- Task to complete -
Locate and copy each line in the data that contains the word "standalone".

- Material supplied -
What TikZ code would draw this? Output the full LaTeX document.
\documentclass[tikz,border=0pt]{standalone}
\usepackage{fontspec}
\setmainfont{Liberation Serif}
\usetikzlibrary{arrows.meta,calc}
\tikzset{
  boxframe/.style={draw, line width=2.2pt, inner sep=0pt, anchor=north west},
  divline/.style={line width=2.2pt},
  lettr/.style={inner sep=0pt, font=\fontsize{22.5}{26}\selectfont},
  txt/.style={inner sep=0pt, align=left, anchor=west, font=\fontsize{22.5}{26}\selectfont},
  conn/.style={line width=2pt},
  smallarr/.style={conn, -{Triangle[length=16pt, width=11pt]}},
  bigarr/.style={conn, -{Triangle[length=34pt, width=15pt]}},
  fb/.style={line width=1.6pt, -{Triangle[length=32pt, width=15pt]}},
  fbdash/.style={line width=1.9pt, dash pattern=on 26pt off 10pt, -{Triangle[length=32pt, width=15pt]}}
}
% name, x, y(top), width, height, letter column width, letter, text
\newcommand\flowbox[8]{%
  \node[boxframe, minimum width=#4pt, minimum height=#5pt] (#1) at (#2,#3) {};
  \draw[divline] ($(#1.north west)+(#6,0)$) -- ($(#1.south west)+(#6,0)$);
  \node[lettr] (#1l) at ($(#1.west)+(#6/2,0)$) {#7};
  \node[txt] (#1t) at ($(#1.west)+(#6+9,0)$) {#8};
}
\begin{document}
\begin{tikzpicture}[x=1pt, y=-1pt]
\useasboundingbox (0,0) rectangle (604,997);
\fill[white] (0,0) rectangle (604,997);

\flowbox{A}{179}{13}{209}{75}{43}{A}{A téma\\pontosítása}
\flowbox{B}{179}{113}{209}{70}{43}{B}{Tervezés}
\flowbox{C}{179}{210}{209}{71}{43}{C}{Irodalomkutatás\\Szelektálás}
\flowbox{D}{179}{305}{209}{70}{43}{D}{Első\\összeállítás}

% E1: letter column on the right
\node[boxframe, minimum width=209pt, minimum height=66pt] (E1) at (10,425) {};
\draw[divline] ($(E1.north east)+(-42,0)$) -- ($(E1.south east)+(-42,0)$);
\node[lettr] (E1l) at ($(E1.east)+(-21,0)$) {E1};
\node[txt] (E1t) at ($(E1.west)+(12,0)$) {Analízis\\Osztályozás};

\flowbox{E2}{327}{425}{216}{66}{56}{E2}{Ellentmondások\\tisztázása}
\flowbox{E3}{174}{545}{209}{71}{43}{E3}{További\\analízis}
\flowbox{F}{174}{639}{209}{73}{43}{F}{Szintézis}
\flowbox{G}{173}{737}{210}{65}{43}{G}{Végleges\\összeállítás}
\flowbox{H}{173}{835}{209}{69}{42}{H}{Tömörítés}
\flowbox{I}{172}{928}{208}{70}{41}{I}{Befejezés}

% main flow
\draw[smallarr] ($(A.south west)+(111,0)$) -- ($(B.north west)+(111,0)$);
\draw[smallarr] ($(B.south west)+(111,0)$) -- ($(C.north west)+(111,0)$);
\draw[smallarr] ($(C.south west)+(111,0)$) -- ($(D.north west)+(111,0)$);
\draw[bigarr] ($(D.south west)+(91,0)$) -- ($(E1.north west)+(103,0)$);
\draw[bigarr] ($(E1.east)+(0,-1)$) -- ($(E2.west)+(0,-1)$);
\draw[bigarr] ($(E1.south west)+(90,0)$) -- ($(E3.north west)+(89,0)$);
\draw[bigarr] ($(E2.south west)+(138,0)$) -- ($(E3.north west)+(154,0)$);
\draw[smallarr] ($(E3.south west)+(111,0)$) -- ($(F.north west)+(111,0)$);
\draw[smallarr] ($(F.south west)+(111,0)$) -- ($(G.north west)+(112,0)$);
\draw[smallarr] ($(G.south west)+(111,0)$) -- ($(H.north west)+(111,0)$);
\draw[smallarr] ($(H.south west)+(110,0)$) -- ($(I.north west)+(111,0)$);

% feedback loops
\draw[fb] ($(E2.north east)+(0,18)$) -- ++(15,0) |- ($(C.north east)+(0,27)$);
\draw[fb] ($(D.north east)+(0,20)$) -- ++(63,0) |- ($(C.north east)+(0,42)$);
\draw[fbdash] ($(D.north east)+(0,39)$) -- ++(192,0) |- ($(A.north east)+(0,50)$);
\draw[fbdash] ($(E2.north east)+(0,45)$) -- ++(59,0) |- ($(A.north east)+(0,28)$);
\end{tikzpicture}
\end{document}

--

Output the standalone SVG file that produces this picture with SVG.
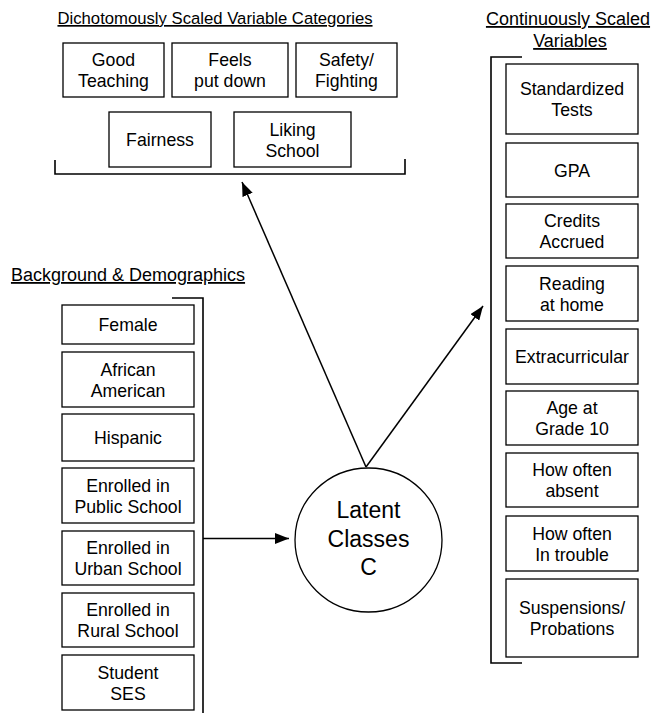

- Task solution -
\documentclass[tikz,border=0pt]{standalone}
Output the standalone SVG file that produces this picture with SVG.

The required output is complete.